◆ Data lines

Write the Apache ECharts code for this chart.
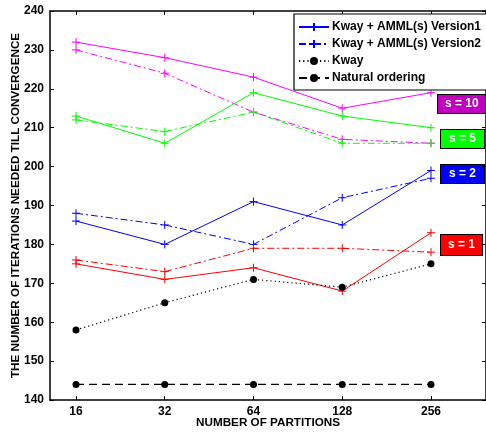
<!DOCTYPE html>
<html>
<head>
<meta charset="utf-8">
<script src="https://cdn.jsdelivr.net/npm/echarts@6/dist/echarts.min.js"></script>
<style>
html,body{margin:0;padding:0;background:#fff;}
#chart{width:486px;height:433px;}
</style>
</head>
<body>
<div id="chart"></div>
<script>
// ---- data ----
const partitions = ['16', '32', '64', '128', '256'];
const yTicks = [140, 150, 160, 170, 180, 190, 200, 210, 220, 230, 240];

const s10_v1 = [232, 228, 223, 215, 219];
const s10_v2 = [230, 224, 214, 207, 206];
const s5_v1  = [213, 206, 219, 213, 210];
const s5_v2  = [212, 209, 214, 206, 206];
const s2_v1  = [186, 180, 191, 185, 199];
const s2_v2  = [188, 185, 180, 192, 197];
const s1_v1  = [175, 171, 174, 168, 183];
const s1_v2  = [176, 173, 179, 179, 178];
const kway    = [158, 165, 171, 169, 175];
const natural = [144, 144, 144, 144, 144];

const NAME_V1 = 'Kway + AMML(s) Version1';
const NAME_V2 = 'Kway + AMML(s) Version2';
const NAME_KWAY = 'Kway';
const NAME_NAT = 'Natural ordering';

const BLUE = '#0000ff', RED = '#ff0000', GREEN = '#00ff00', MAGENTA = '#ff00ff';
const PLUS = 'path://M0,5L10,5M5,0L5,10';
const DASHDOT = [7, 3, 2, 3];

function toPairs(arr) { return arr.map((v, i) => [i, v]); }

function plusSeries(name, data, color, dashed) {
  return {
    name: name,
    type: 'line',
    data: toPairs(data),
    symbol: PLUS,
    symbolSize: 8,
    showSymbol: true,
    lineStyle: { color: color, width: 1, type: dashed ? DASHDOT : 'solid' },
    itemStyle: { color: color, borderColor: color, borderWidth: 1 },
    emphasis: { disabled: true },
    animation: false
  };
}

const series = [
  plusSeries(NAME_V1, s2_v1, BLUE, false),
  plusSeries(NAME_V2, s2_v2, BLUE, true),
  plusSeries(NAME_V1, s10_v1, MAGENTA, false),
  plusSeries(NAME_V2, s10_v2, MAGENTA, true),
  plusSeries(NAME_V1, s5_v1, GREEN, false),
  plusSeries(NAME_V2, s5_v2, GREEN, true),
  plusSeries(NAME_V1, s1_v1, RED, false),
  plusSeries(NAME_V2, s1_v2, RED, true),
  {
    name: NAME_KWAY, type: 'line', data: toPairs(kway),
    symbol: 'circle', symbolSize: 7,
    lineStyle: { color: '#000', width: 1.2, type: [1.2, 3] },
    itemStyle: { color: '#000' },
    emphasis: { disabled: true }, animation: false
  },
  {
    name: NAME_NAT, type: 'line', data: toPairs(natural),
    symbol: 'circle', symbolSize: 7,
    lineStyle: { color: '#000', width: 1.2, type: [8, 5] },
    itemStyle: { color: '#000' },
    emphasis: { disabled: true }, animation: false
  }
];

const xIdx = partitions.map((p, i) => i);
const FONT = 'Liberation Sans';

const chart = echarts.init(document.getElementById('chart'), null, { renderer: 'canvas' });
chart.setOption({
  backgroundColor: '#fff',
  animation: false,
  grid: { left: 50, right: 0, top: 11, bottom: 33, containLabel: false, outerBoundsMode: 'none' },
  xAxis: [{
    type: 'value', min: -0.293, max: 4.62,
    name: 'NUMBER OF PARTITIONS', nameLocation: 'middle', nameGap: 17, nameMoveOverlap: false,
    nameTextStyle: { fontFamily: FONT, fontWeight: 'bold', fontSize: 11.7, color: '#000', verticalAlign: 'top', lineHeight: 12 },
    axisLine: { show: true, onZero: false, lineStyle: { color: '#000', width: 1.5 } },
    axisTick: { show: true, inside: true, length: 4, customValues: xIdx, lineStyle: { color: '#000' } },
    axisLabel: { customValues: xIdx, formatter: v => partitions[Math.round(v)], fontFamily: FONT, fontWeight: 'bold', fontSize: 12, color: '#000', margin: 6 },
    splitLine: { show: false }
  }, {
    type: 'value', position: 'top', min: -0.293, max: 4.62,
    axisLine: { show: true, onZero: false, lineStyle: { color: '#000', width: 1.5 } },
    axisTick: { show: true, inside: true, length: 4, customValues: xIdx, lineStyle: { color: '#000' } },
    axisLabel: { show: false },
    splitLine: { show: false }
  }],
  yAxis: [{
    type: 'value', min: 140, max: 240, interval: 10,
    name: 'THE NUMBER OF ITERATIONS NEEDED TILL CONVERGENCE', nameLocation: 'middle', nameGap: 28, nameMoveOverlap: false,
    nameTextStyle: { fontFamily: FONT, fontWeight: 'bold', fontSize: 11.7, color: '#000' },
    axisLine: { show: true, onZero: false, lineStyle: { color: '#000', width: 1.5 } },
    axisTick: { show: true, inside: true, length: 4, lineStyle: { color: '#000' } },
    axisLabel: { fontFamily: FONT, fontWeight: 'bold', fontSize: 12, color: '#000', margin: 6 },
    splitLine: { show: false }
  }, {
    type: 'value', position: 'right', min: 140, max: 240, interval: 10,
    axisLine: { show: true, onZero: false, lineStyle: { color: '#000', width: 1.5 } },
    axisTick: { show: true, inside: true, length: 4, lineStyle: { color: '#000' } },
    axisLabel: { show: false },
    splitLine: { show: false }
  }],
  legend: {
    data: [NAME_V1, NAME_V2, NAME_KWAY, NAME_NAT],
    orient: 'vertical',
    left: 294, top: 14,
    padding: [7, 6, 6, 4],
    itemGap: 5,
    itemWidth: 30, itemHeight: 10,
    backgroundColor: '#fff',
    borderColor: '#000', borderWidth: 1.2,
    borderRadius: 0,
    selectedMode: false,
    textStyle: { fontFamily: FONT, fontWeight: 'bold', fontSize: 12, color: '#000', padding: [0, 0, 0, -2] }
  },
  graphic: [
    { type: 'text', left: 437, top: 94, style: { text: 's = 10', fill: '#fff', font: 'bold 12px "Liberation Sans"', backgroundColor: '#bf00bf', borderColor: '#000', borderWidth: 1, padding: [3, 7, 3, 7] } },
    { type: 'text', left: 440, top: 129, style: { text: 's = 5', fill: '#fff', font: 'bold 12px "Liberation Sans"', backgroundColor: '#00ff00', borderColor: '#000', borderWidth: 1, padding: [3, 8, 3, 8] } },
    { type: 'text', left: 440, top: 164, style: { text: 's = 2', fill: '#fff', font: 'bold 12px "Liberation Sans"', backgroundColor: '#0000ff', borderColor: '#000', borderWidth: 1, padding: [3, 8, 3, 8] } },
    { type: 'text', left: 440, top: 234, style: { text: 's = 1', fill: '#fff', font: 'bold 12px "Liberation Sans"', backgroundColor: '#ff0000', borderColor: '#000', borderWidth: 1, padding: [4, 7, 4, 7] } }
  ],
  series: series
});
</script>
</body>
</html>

◆ What you are asked to do
Copy exactly the lines running from the beginning of the listing through the line that has "return arr.map((v, i)". Drop the pictures.

◆ Worked answer
Write the Apache ECharts code for this chart.
<!DOCTYPE html>
<html>
<head>
<meta charset="utf-8">
<script src="https://cdn.jsdelivr.net/npm/echarts@6/dist/echarts.min.js"></script>
<style>
html,body{margin:0;padding:0;background:#fff;}
#chart{width:486px;height:433px;}
</style>
</head>
<body>
<div id="chart"></div>
<script>
// ---- data ----
const partitions = ['16', '32', '64', '128', '256'];
const yTicks = [140, 150, 160, 170, 180, 190, 200, 210, 220, 230, 240];

const s10_v1 = [232, 228, 223, 215, 219];
const s10_v2 = [230, 224, 214, 207, 206];
const s5_v1  = [213, 206, 219, 213, 210];
const s5_v2  = [212, 209, 214, 206, 206];
const s2_v1  = [186, 180, 191, 185, 199];
const s2_v2  = [188, 185, 180, 192, 197];
const s1_v1  = [175, 171, 174, 168, 183];
const s1_v2  = [176, 173, 179, 179, 178];
const kway    = [158, 165, 171, 169, 175];
const natural = [144, 144, 144, 144, 144];

const NAME_V1 = 'Kway + AMML(s) Version1';
const NAME_V2 = 'Kway + AMML(s) Version2';
const NAME_KWAY = 'Kway';
const NAME_NAT = 'Natural ordering';

const BLUE = '#0000ff', RED = '#ff0000', GREEN = '#00ff00', MAGENTA = '#ff00ff';
const PLUS = 'path://M0,5L10,5M5,0L5,10';
const DASHDOT = [7, 3, 2, 3];

function toPairs(arr) { return arr.map((v, i) => [i, v]); }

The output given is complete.